When the delegates selected Thomas Jefferson to write the Declaration of Independence from Britain, the delegates voted to adopt it, and all thirteen colonies declared independence on 7-3-1776.
Each state acted as a sovereign nation, but they acted together. The Declaration is quite clear about this. It states:

These united Colonies are, and of Right ought to be, FREE AND INDEPENDENT STATES; that they are absolved from all Allegiance to the British Crown, and that all political connections between then and the state of Great Britian, is, and ought to be, totally dissolved; and that, as Free and Independent States, they have full power to levy war, conclude peace, which INDEPENDENT STATES MAY OF RIGHT DO."

Note that these are INDEPENDENT STATES. Each acted as an independent State before and after the war. They banned together to strengthen their resistance against a common enemy. The colonies were only united in their effort to be free and independent of a king that was attempting to tax them and destroy their liberties.

The first united States government, The Articles of Confederation, was drawn up by committe and approved by Congress. Ratification of each of the thirteen states took more than three years. It existed from 1781 until 1789. The States remained as nations and they were anxious to maintain their individual sovereignty.
These sovereign nations agreed to delegate, not grant, some of their authority to a confederated government for specific task. The nations involved retained all sovereignty not delegated. The end of the Revolution with Great Britain came after the States joined together.
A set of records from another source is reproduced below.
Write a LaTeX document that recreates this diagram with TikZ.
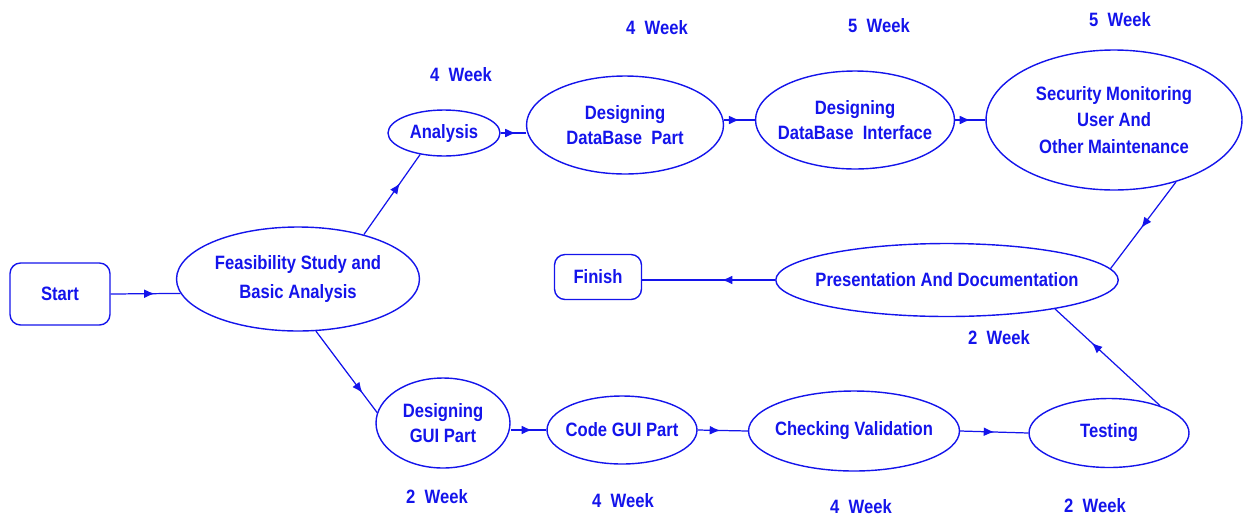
\documentclass[tikz,border=0pt]{standalone}
\usepackage{fontspec}
\setmainfont{Liberation Sans}[FakeStretch=0.86]
\usetikzlibrary{shapes.geometric,arrows.meta,decorations.markings}
\definecolor{planblue}{RGB}{20,20,235}
\tikzset{
  task/.style={ellipse, draw=planblue, line width=0.8pt, inner xsep=-6pt, inner ysep=0pt, align=center,
    text=planblue, font=\bfseries\fontsize{11}{14}\selectfont},
  terminal/.style={rectangle, rounded corners=6pt, draw=planblue, line width=0.8pt,
    inner sep=0pt, text=planblue, font=\bfseries\fontsize{11}{14}\selectfont},
  week/.style={text=planblue, font=\bfseries\fontsize{11}{14}\selectfont},
  link/.style={draw=planblue, line width=0.7pt},
  midarr/.style={postaction={decorate, decoration={markings,
    mark=at position #1 with {\arrow{Latex[length=6pt,width=5pt]}}}}},
  midarr/.default=0.55
}
\begin{document}
\begin{tikzpicture}[x=0.02cm, y=-0.02cm]
		\useasboundingbox (0,0) rectangle (1243,518);
		\node[terminal, minimum width=2cm, minimum height=1.24cm] (start) at (60,294) {Start};
		\node[task, minimum width=4.86cm, minimum height=2.08cm] (feas) at (298,279) {Feasibility Study and\\[2pt] Basic Analysis};
		\node[task, minimum width=2.24cm, minimum height=0.92cm] (ana) at (444,133) {Analysis};
		\node[task, minimum width=3.94cm, minimum height=1.96cm] (dbpart) at (625,125) {Designing\\ DataBase~~Part};
		\node[task, minimum width=3.98cm, minimum height=1.96cm] (dbint) at (855,120) {Designing\\ DataBase~~Interface};
		\node[task, minimum width=5.12cm, minimum height=2.8cm] (secu) at (1114,120) {Security Monitoring\\[1pt] User And\\[1pt] Other Maintenance};
		\node[terminal, minimum width=1.74cm, minimum height=0.9cm] (finish) at (598,277) {Finish};
		\node[task, minimum width=6.78cm, minimum height=1.46cm] (pres) at (947,280) {Presentation And Documentation};
		\node[task, minimum width=2.68cm, minimum height=1.8cm] (gui) at (443,423) {Designing\\ GUI Part};
		\node[task, minimum width=3cm, minimum height=1.36cm] (code) at (622,430) {Code GUI Part};
		\node[task, minimum width=4.22cm, minimum height=1.6cm] (check) at (854,431) {Checking Validation};
		\node[task, minimum width=3.2cm, minimum height=1.38cm] (test) at (1109,433) {Testing};

		\node[week] (w1) at (461,75) {4~~Week};
		\node[week] (w2) at (657,28) {4~~Week};
		\node[week] (w3) at (879,26) {5~~Week};
		\node[week] (w4) at (1120,20) {5~~Week};
		\node[week] (w5) at (999,338) {2~~Week};
		\node[week] (w6) at (437,497) {2~~Week};
		\node[week] (w7) at (623,501) {4~~Week};
		\node[week] (w8) at (861,507) {4~~Week};
		\node[week] (w9) at (1095,506) {2~~Week};

		\draw[link, midarr=0.63] (start.east) -- (feas.187);
		\draw[link, midarr=0.64] (feas.34) -- (ana.222);
		\draw[link, midarr=0.76] (feas.-71) -- (gui.171);
		\draw[link, midarr=0.6] (ana.east) -- (ana.east -| dbpart.west);
		\draw[link, midarr=0.5] (dbint.west -| dbpart.east) -- (dbint.west);
		\draw[link, midarr=0.5] (dbint.east) -- (secu.west);
		\draw[link, midarr=0.53] (secu.-45) -- (pres.4);
		\draw[link, midarr=0.6] (code.west -| gui.east) -- (code.west);
		\draw[link, midarr=0.45] (code.east) -- (check.west);
		\draw[link, midarr=0.5] (check.east) -- (test.west);
		\draw[link, midarr=0.65] (test.28) -- (pres.-15);
		\draw[link, midarr=0.4] (pres.west) -- (finish.east |- pres.west);
	\end{tikzpicture}
\end{document}
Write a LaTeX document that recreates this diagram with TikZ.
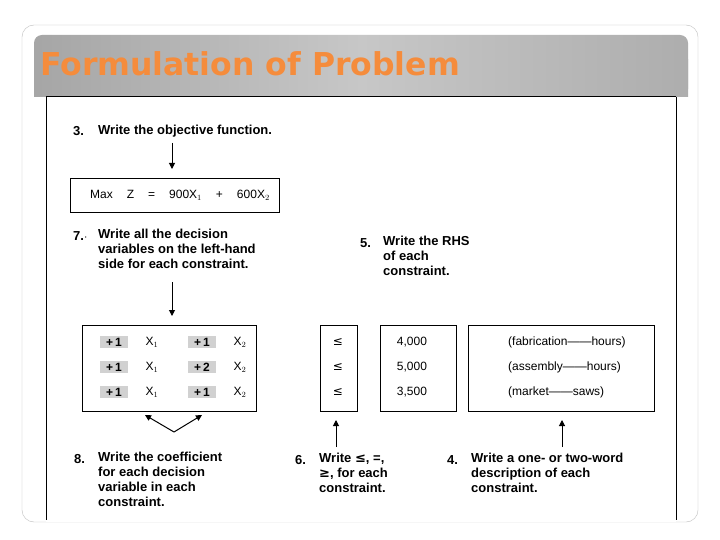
\documentclass[tikz,border=0pt]{standalone}
\usepackage{fontspec}
\setmainfont{Liberation Sans}
\newfontfamily\titlefont{DejaVu Sans}
\newfontfamily\dv{DejaVu Sans}
\usetikzlibrary{arrows.meta}
\definecolor{ttl}{RGB}{245,140,60}
\begin{document}
\begin{tikzpicture}[x=1pt,y=-1pt,
  lbl/.style={anchor=west,font=\bfseries\fontsize{13}{15}\selectfont,inner sep=0},
  num/.style={anchor=west,font=\bfseries\fontsize{13}{15}\selectfont,inner sep=0},
  bx/.style={draw,line width=1.3pt},
  arr/.style={-{Triangle[length=6pt,width=6pt]},line width=1pt},
  cell/.style={font=\fontsize{12}{14}\selectfont,inner sep=0},
  coef/.style={fill=black!18,font=\bfseries\fontsize{12}{13}\selectfont,inner sep=2pt,minimum width=28pt}]
\useasboundingbox (0,0) rectangle (720,540);
\fill[white] (0,0) rectangle (720,540);
\draw[black!25,rounded corners=12pt] (22,25) rectangle (698,522);
\shade[left color=black!35,right color=black!32,middle color=black!22,rounded corners=8pt] (34,35) rectangle (688,97);
\shade[left color=black!35,right color=black!32,middle color=black!22] (34,60) rectangle (688,97);
\node[anchor=west,inner sep=0,font=\titlefont\bfseries\fontsize{31.5}{34}\selectfont,text=ttl] (title) at (40,64) {Formulation of Problem};
\fill[white] (46,97) rectangle (676,522);
\draw[line width=1pt] (46,97) -- (46,520) (676,97) -- (676,520);
\draw[line width=1pt] (46,97) -- (676,97);
% step 3
\node[num] (n3) at (73,131) {3.};
\node[lbl] (t3) at (98,131) {Write the objective function.};
\node[bx,minimum width=209pt,minimum height=34pt,anchor=north west,inner sep=0] (obj) at (70,178) {};
\node[cell,anchor=west] (objt) at (90,195) {Max\quad\,Z\quad\,=\quad\,900X$_1$\quad\,+\quad\,600X$_2$};
\coordinate (a3) at (172,143);
\draw[arr] (a3) -- (172,169);
% step 7
\node[num] (n7) at (73,236) {7.$\cdot$};
\node[lbl,align=left,anchor=north west] (t7) at (98,229) {Write all the decision\\variables on the left-hand\\side for each constraint.};
\coordinate (a7) at (172,282);
\draw[arr] (a7) -- (172,316);
% matrix
\node[bx,minimum width=174pt,minimum height=86pt,anchor=north west,inner sep=0] (mat) at (82,325) {};
\foreach \y/\a/\b in {342/1/1,367/1/2,392/1/1}{
  \node[coef] (ca\y) at (114,\y) {+\,\a};
  \node[cell] (xa\y) at (152,\y) {X$_1$};
  \node[coef] (cb\y) at (202,\y) {+\,\b};
  \node[cell] (xb\y) at (240,\y) {X$_2$};
}
% step 5
\node[num] (n5) at (360,243) {5.};
\node[lbl,align=left,anchor=north west] (t5) at (383,236) {Write the RHS\\of each\\constraint.};
% le box
\node[bx,minimum width=37pt,minimum height=86pt,anchor=north west,inner sep=0] (le) at (320,325) {};
\foreach \y in {342,367,392}{\node[cell,font=\dv\fontsize{12}{13}\selectfont] (l\y) at (338,\y) {≤};}
% rhs
\node[bx,minimum width=76pt,minimum height=86pt,anchor=north west,inner sep=0] (rhs) at (380,325) {};
\node[cell] (r1) at (412,342) {4,000};
\node[cell] (r2) at (412,367) {5,000};
\node[cell] (r3) at (412,392) {3,500};
% desc
\node[bx,minimum width=186pt,minimum height=86pt,anchor=north west,inner sep=0] (desc) at (468,325) {};
\node[cell,anchor=west] (d1) at (508,342) {(fabrication——hours)};
\node[cell,anchor=west] (d2) at (508,367) {(assembly——hours)};
\node[cell,anchor=west] (d3) at (508,392) {(market——saws)};
% bottom arrows
\coordinate (v) at (174,432);
\draw[arr] (v) -- (145,415);
\draw[arr] (v) -- (202,415);
\coordinate (a6) at (336,447);
\draw[arr] (a6) -- (336,420);
\coordinate (a4) at (562,447);
\draw[arr] (a4) -- (562,420);
% step 8
\node[num] (n8) at (74,459) {8.};
\node[lbl,align=left,anchor=north west] (t8) at (98,452) {Write the coefficient\\for each decision\\variable in each\\constraint.};
\node[num] (n6) at (295,460) {6.};
\node[lbl,align=left,anchor=north west] (t6) at (319,453) {Write {\dv≤}, =,\\{\dv≥}, for each\\constraint.};
\node[num] (n4) at (447,460) {4.};
\node[lbl,align=left,anchor=north west] (t4) at (471,453) {Write a one- or two-word\\description of each\\constraint.};
\end{tikzpicture}
\end{document}
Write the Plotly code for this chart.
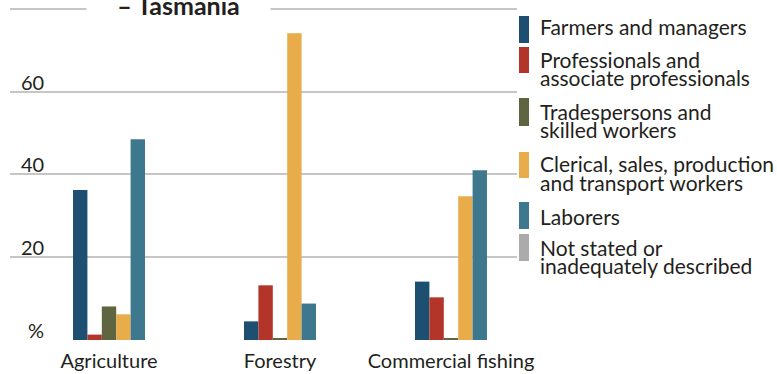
import plotly.graph_objects as go

# ---- data ----
categories = ["Agriculture", "Forestry", "Commercial fishing"]
series_names = [
    "Farmers and managers",
    "Professionals and\nassociate professionals",
    "Tradespersons and\nskilled workers",
    "Clerical, sales, production\nand transport workers",
    "Laborers",
    "Not stated or\ninadequately described",
]
farmers = [36.2, 4.5, 14.1]
professionals = [1.3, 13.2, 10.3]
tradespersons = [8.1, 0.3, 0.3]
clerical = [6.2, 74.1, 34.7]
laborers = [48.5, 8.8, 41.0]
not_stated = [0, 0, 0]
y_tick_vals = [0, 20, 40, 60, 80]
y_tick_labels = ["%", "20", "40", "60", ""]
title_text = "– Tasmania"

colors = ["#1d4f71", "#b3352a", "#5f6441", "#e8ac4b", "#3e788f", "#ababab"]
series_values = [farmers, professionals, tradespersons, clerical, laborers, not_stated]

FONT = "Lato"
TXT = "#231f20"

W, H = 777, 374
ML, MR, MT, MB = 10, 260, 0, 34
PW = W - ML - MR
PH = H - MT - MB


def px_x(x):
    return (x - ML) / PW


def px_y(y):
    return 1 - (y - MT) / PH


fig = go.Figure()
for i, (name, vals) in enumerate(zip(series_names, series_values)):
    fig.add_trace(go.Bar(
        x=categories, y=vals, name=name.replace("\n", " "),
        marker=dict(color=colors[i], line=dict(width=0)),
        offsetgroup=str(min(i, 4)),
        showlegend=False,
    ))

fig.update_layout(
    width=W, height=H,
    margin=dict(l=ML, r=MR, t=MT, b=MB),
    paper_bgcolor="white", plot_bgcolor="white",
    barmode="group", bargap=0.579, bargroupgap=0,
    font=dict(family=FONT, size=20, color=TXT),
    xaxis=dict(range=[-0.579, 2.386], showgrid=False, zeroline=False,
               showline=False, ticks="", tickfont=dict(size=20, color=TXT),
               ticklabelstandoff=7, automargin=False),
    yaxis=dict(range=[0, 82.1], tickvals=y_tick_vals, showticklabels=False,
               showgrid=True, gridcolor="#c6c6c6", gridwidth=2,
               zeroline=False, showline=False, ticks="", automargin=False),
)

# y tick labels above gridlines
for v, lab in zip(y_tick_vals, y_tick_labels):
    if lab:
        fig.add_annotation(x=px_x(46), xref="paper", xanchor="right",
                           y=v, yref="y", yanchor="bottom", yshift=-4,
                           text=lab, showarrow=False,
                           font=dict(size=20, color=TXT))

# title overlapping top gridline (partly cut off at the top, as in the source)
fig.add_annotation(x=px_x(178.5), xref="paper", xanchor="center",
                   y=80, yref="y", yanchor="middle", yshift=4,
                   text="<b>" + title_text + "</b>", showarrow=False,
                   width=181, bgcolor="white", borderpad=1,
                   font=dict(size=25, color=TXT))

# manual legend
rect_tops = [16, 47, 98, 152, 202, 234]
rect_bots = [43, 73, 126, 178, 229, 261]
first_baselines = [33.3, 66.7, 118.3, 170.7, 223.3, 254]
line_gap = 18.3
for i, name in enumerate(series_names):
    fig.add_shape(type="rect", xref="paper", yref="paper",
                  x0=px_x(519), x1=px_x(529),
                  y0=px_y(rect_bots[i]), y1=px_y(rect_tops[i]),
                  fillcolor=colors[i], line=dict(width=0))
    for j, line in enumerate(name.split("\n")):
        base = first_baselines[i] + j * line_gap
        fig.add_annotation(x=px_x(538), xref="paper", xanchor="left",
                           y=px_y(base - 7), yref="paper", yanchor="middle",
                           text=line, showarrow=False,
                           font=dict(size=21, color=TXT))

fig.write_html("out.html",
               config={"displayModeBar": False},
               post_script="document.body.style.margin='0';document.body.style.overflow='hidden';")
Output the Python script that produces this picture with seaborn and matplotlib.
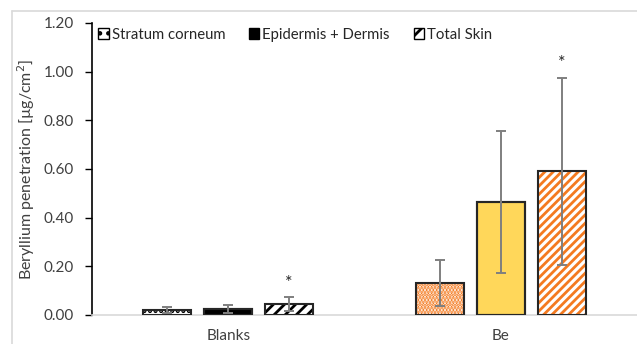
import matplotlib
matplotlib.use("Agg")
import matplotlib.pyplot as plt
from matplotlib.patches import Patch, Rectangle
from matplotlib.lines import Line2D
import numpy as np
import pandas as pd
import seaborn as sns

groups = ["Blanks", "Be"]
layers = ["Stratum corneum", "Epidermis + Dermis", "Total Skin"]
blanks_mean = [0.020, 0.025, 0.045]
blanks_sd = [0.012, 0.015, 0.027]
be_mean = [0.130, 0.465, 0.590]
be_sd = [0.095, 0.293, 0.386]
significant = {("Blanks", "Total Skin"), ("Be", "Total Skin")}
y_ticks = [0.0, 0.2, 0.4, 0.6, 0.8, 1.0, 1.2]

df = pd.DataFrame({
    "group": [g for g in groups for _ in layers],
    "layer": layers * len(groups),
    "mean": blanks_mean + be_mean,
    "sd": blanks_sd + be_sd,
})

sns.set_theme(style="white")
plt.rcParams["font.family"] = ["Lato", "DejaVu Sans"]
plt.rcParams["hatch.linewidth"] = 2.0

ORANGE = "#F47A20"
YELLOW = "#FFD75A"
EDGE = "#262626"
GREY_ERR = "#7F7F7F"
TXT = "#404040"

fig = plt.figure(figsize=(6.37, 3.44), dpi=100)
ax = fig.add_axes([92 / 637, 1 - 315 / 344, 1 - 92 / 637, (315 - 23) / 344])

sns.barplot(data=df, x="group", y="mean", hue="layer", order=groups,
            hue_order=layers, errorbar=None, width=0.67, gap=0.21,
            palette=["white"] * 3, ax=ax, legend=False, zorder=2)

# styling per (layer, group): (face, hatch, hatch colour)
styles = {
    ("Stratum corneum", "Blanks"): ("white", "...", "black"),
    ("Epidermis + Dermis", "Blanks"): ("black", None, None),
    ("Total Skin", "Blanks"): ("white", "///", "black"),
    ("Stratum corneum", "Be"): ("white", ".....", ORANGE),
    ("Epidermis + Dermis", "Be"): (YELLOW, None, None),
    ("Total Skin", "Be"): ("white", "////", ORANGE),
}

for i, layer in enumerate(layers):
    for j, grp in enumerate(groups):
        bar = ax.containers[i][j]
        face, hatch, hcol = styles[(layer, grp)]
        x0, w, h = bar.get_x(), bar.get_width(), bar.get_height()
        bar.set_facecolor(face)
        if hatch:
            bar.set_hatch(hatch)
            bar.set_edgecolor(hcol)
            bar.set_linewidth(0)
        else:
            bar.set_edgecolor(EDGE)
            bar.set_linewidth(1.5)
        ax.add_patch(Rectangle((x0, 0), w, h, facecolor="none",
                               edgecolor=EDGE, linewidth=1.5, zorder=3))
        row = df[(df.group == grp) & (df.layer == layer)].iloc[0]
        xc = x0 + w / 2
        ax.errorbar(xc, row["mean"], yerr=row["sd"], fmt="none",
                    ecolor=GREY_ERR, elinewidth=1.4, capsize=3.8,
                    capthick=1.4, zorder=4)
        if (grp, layer) in significant:
            ax.annotate("*", (xc, row["mean"] + row["sd"]),
                        xytext=(0, 5), textcoords="offset points",
                        ha="center", va="bottom", fontsize=13,
                        color="#262626")

ax.set_xlim(-0.5, 1.5)
ax.set_ylim(0, 1.2)
ax.set_yticks(y_ticks)
ax.set_yticklabels([f"{v:.2f}" for v in y_ticks], fontsize=11, color=TXT)
ax.tick_params(axis="y", which="both", left=True, length=5, width=1,
               color="black", pad=8)
ax.tick_params(axis="x", length=0, pad=10, labelsize=11, labelcolor=TXT)
ax.set_xlabel("")
ax.set_ylabel("Beryllium penetration [µg/cm$^2$]", fontsize=11.5,
              color=TXT, labelpad=5)

for side in ["top", "right"]:
    ax.spines[side].set_visible(False)
ax.spines["left"].set_color("black")
ax.spines["left"].set_linewidth(1.2)
ax.spines["bottom"].set_color("#D9D9D9")
ax.spines["bottom"].set_linewidth(1.2)

# legend handles
handles = [
    Patch(facecolor="white", edgecolor="black", hatch="..", linewidth=1),
    Patch(facecolor="black", edgecolor="black", linewidth=1),
    Patch(facecolor="white", edgecolor="black", hatch="//", linewidth=1),
]
ax.legend(handles, layers, ncol=3, loc="upper left",
          bbox_to_anchor=(-0.013, 1.03), frameon=False, fontsize=10.7,
          handlelength=0.7, handleheight=0.7, handletextpad=0.2,
          columnspacing=1.6, labelcolor="#262626")

# outer chart frame
fig.add_artist(Line2D([12 / 637, 1], [1 - 11 / 344] * 2, color="#D9D9D9",
                      lw=1.2, transform=fig.transFigure))
fig.add_artist(Line2D([12 / 637] * 2, [0, 1 - 11 / 344], color="#D9D9D9",
                      lw=1.2, transform=fig.transFigure))

fig.savefig("out.png", dpi=100)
Yet the British Crown did not make peace with a single nation called the United States, but with EACH state, throughout their confederated government. Each is acknowledged, by name, to be a nation as free, sovereign, and independent in its own right in Article 1 of the Paris Peace Treaty of 1783.

Later a convention of the States was called to revise the Articles of Confederation as this was considered weak and ineffective, having no power to tax, or power to regulate trade. At the convention in Philadelphia, George Washington, a Southerner, was elected to preside over the assembly.

After a long and difficult period, the men here proposed a new government be formed under a Constitution they'd formulated. James Madison, another Southerner,is considered the Father of the Constitution.Under this Constitution some powere were specifically delegated by the States to the Union government to do only those things that the Constitution allowed it to do. The States, on the other hand, could do ANYTHING that was not specifically forbidden by the Constitution. The Constitution was passed on to the states for their approval or rejection. Each State called its own convention to decide if it would accept the new Constitution. The people in the States were split over the matter, and a great debate ensued. This debate is well documented. Here we have the Federalists who believed that the Constitution, whle it did provide a stronger federal government, could not usurp the power and sovereignty from the states.
The new government would be, as James Madison said, "bound by the chains of the Constitution". Those who opposed the new union were the Antifederalists. Virginia delegates Edmond Randolph and George Mason raised objections throughout the Convention. It was Mason who first purposed a Southern Confederacy in 1787.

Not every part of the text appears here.